The Supreme Court on September 16, 2019, in the case of Pratima Devi & Anr. v. Anand Prakash, has ruled that the Higher Courts should not stay an order of maintenance unless there are very special reasons.
The ruling was passed by a Division Bench comprising of Justice Deepak Gupta and Justice Aniruddha Bose.
In this case, a wife and minor child filed a petition for grant of maintenance under Section 125 of the Code of Criminal Procedure, 1973, before a Family Court. An ex parte order was passed by the Family Court granting maintenance of Rs.20,000. The husband filed an application for setting aside the ex parte order which was dismissed. Later, the High court, in a criminal revision petition filed by the husband, stayed the order, without assigning any reasons.

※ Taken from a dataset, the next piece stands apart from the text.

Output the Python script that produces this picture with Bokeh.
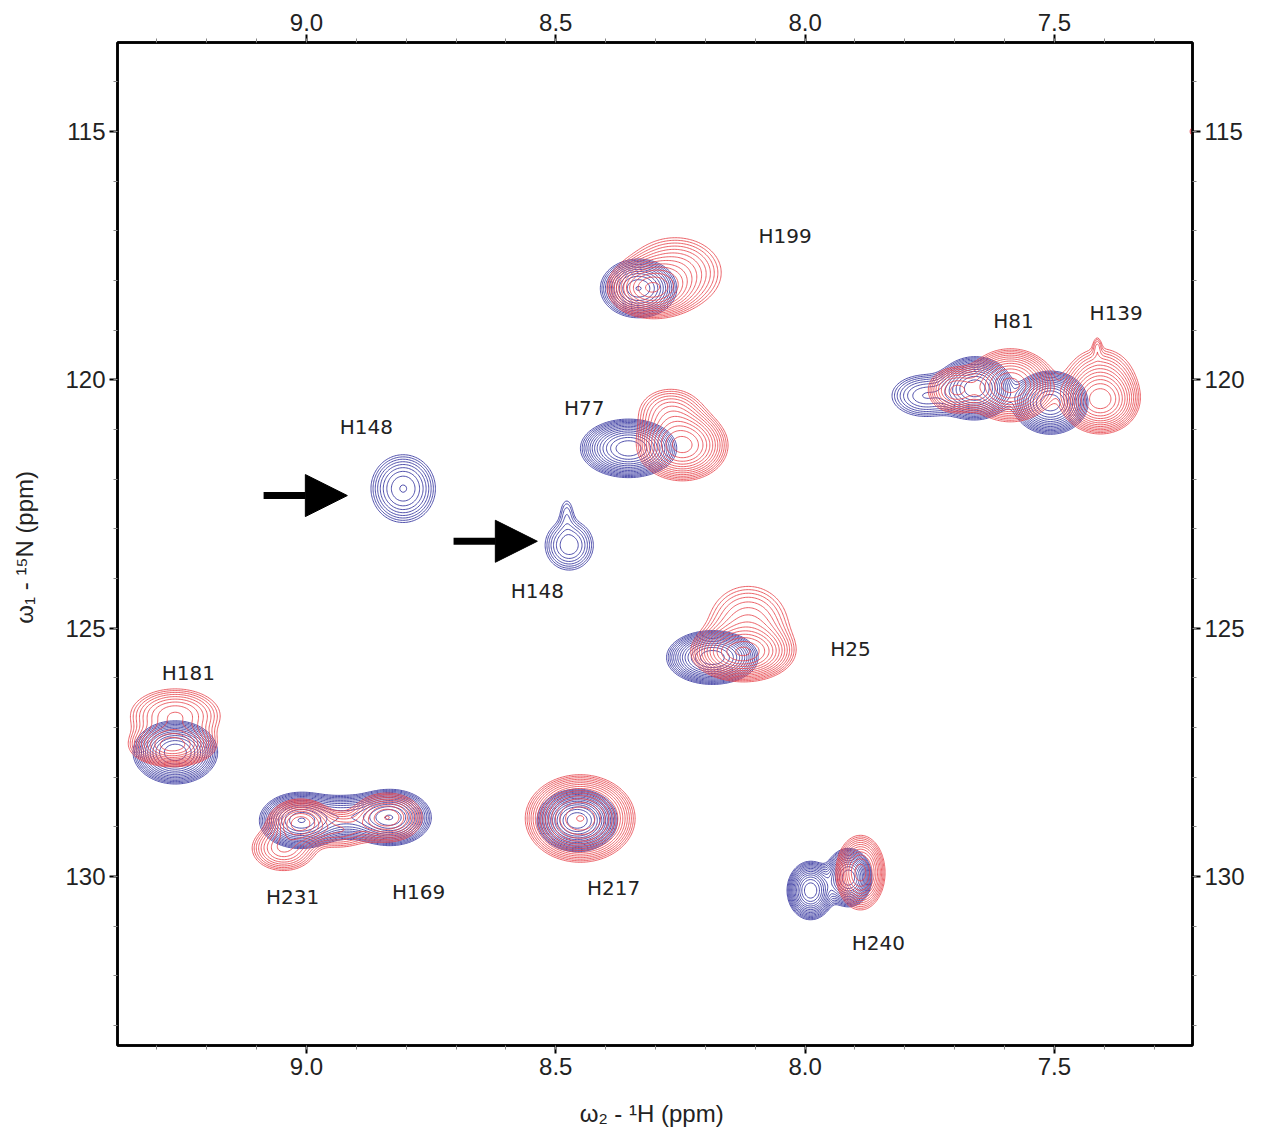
import numpy as np
from bokeh.plotting import figure
from bokeh.models import Range1d, LinearAxis, FixedTicker, NumeralTickFormatter, Arrow, NormalHead, ColumnDataSource
from bokeh.core.properties import value
from bokeh.embed import file_html
from bokeh.resources import INLINE

# Cross-peak table of the blue spectrum: 1H shift, 15N shift, linewidths (ppm), height
blue_h1 = [8.334, 8.354, 8.806, 8.473, 8.478, 8.186, 7.659, 7.508, 7.759, 9.263, 9.012, 8.832, 8.922, 8.457, 7.989, 7.913, 8.116]
blue_n15 = [118.16, 121.38, 122.19, 123.33, 122.65, 125.59, 120.17, 120.46, 120.32, 127.50, 128.87, 128.81, 128.80, 128.87, 130.28, 130.02, 133.55]
blue_lw_h = [0.035, 0.041, 0.036, 0.029, 0.011, 0.039, 0.032, 0.032, 0.040, 0.036, 0.035, 0.035, 0.040, 0.032, 0.020, 0.020, 0.010]
blue_lw_n = [0.27, 0.25, 0.38, 0.30, 0.24, 0.23, 0.27, 0.27, 0.25, 0.27, 0.24, 0.24, 0.22, 0.25, 0.25, 0.25, 0.10]
blue_height = [11, 16, 5, 4, 1.4, 16, 16, 16, 4, 16, 16, 16, 6, 24, 16, 16, 2]

# Cross-peak table of the red spectrum
red_h1 = [8.310, 8.260, 8.246, 8.270, 8.126, 8.114, 7.588, 7.699, 7.408, 7.408, 7.414, 9.269, 9.263, 9.012, 9.046, 8.932, 8.838, 8.451, 7.889, 7.222]
red_n15 = [118.16, 117.84, 121.32, 120.64, 125.49, 124.95, 120.11, 120.21, 120.42, 119.90, 119.32, 127.36, 126.76, 128.91, 129.43, 129.07, 128.81, 128.83, 129.92, 115.00]
red_lw_h = [0.038, 0.055, 0.041, 0.040, 0.045, 0.050, 0.040, 0.030, 0.035, 0.040, 0.006, 0.040, 0.050, 0.030, 0.035, 0.035, 0.037, 0.045, 0.023, 0.006]
red_lw_n = [0.26, 0.42, 0.32, 0.30, 0.25, 0.50, 0.33, 0.25, 0.30, 0.35, 0.15, 0.20, 0.30, 0.22, 0.25, 0.22, 0.26, 0.36, 0.35, 0.08]
red_height = [12, 4, 12, 3, 12, 3.5, 12, 5, 12, 3, 1.25, 10, 5, 10, 5, 3, 6, 20, 10, 1.6]

# Residue assignments
label_text = ["H199", "H81", "H139", "H148", "H77", "H148", "H25", "H181", "H231", "H169", "H217", "H240"]
label_h1 = [8.040, 7.582, 7.376, 8.880, 8.443, 8.537, 7.909, 9.237, 9.028, 8.775, 8.384, 7.853]
label_n15 = [117.11, 118.81, 118.66, 120.94, 120.56, 124.26, 125.41, 125.91, 130.42, 130.32, 130.22, 131.33]

# Arrows pointing at the new H148 peaks
arrow_tip_h1 = [8.918, 8.537]
arrow_tip_n15 = [122.33, 123.25]
arrow_length = 0.168

x_ticks = [9.0, 8.5, 8.0, 7.5]
x_minor = [round(7.3 + 0.1 * i, 1) for i in range(21)]
y_ticks = [115, 120, 125, 130]
y_minor = list(range(113, 134))

contour_base = 1.0
contour_factor = 1.22
n_levels = 18

grid_h = np.linspace(7.15, 9.45, 760)
grid_n = np.linspace(112.0, 134.5, 900)
GH, GN = np.meshgrid(grid_h, grid_n)


def spectrum(h1, n15, lwh, lwn, height):
    z = np.zeros_like(GH)
    for x0, y0, sx, sy, a in zip(h1, n15, lwh, lwn, height):
        z += a * np.exp(-0.5 * ((GH - x0) / sx) ** 2 - 0.5 * ((GN - y0) / sy) ** 2)
    return z


levels = contour_base * contour_factor ** np.arange(n_levels)

p = figure(frame_width=1075, frame_height=1003,
           min_border_left=117, min_border_right=71, min_border_top=42, min_border_bottom=90,
           x_range=Range1d(9.379, 7.223), y_range=Range1d(133.40, 113.21),
           output_backend="svg", toolbar_location=None,
           background_fill_color="white", border_fill_color="white")
p.grid.visible = False
p.outline_line_color = "black"
p.outline_line_width = 2.5

z_blue = spectrum(blue_h1, blue_n15, blue_lw_h, blue_lw_n, blue_height)
z_red = spectrum(red_h1, red_n15, red_lw_h, red_lw_n, red_height)

p.contour(grid_h, grid_n, z_blue, levels, line_color="#33339e", line_width=1, line_alpha=0.85)
p.contour(grid_h, grid_n, z_red, levels, line_color="#e8464e", line_width=1, line_alpha=0.85)

src = ColumnDataSource(dict(x=label_h1, y=label_n15, t=label_text))
p.text(x="x", y="y", text="t", source=src, text_font=value("DejaVu Sans"),
       text_font_size="20px", text_color="#222222", text_align="center", text_baseline="middle")

for tx, ty in zip(arrow_tip_h1, arrow_tip_n15):
    p.add_layout(Arrow(end=NormalHead(size=42, fill_color="black", line_color="black"),
                       x_start=tx + arrow_length, y_start=ty, x_end=tx, y_end=ty,
                       line_width=7, line_color="black"))

p.add_layout(LinearAxis(), "above")
p.add_layout(LinearAxis(), "right")


def style_axis(ax, ticks, minor, fmt):
    ax.ticker = FixedTicker(ticks=ticks, minor_ticks=minor)
    ax.formatter = NumeralTickFormatter(format=fmt)
    ax.axis_line_width = 2.5
    ax.axis_line_color = "black"
    ax.major_tick_out = 8
    ax.major_tick_in = 0
    ax.minor_tick_out = 4
    ax.minor_tick_in = 0
    ax.major_tick_line_width = 2
    ax.minor_tick_line_width = 1
    ax.minor_tick_line_color = "#888888"
    ax.major_label_text_font = "Liberation Sans"
    ax.major_label_text_font_size = "24px"
    ax.major_label_text_color = "#222222"
    ax.major_label_standoff = 4
    ax.axis_label_text_font = "Liberation Sans"
    ax.axis_label_text_font_size = "24px"
    ax.axis_label_text_font_style = "normal"
    ax.axis_label_text_color = "#222222"


for ax in p.xaxis:
    style_axis(ax, x_ticks, x_minor, "0.0")
for ax in p.yaxis:
    style_axis(ax, y_ticks, y_minor, "0")

p.below[0].axis_label = "ω₂ - ¹H  (ppm)"
p.below[0].axis_label_standoff = 22
p.left[0].axis_label = "ω₁ - ¹⁵N  (ppm)"
p.left[0].axis_label_standoff = 24

open("out.html", "w").write(file_html(p, INLINE))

In appeal filed by the wife, the apex court disapproved this approach of the High court and said:
We are constrained to observe that this order shows total non-application of mind on the part of the High court. This was a case where maintenance had been granted to a wife and to a minor son. The High Court without recording any reason whatsoever, has stayed the grant of maintenance both to the wife and to the minor son. This should not be done. A husband/father is duty bound to maintain his wife and child. Unless there are very special reasons, the higher Court should not normally stay such an order. In the present case no reason has been mentioned justifying the grant of the stay order.
The court, therefore, set aside the impugned order and directed the payment of maintenance as awarded by the Family Court. However, the court made it clear that the High Court after hearing the parties may pass an appropriate reasoned order.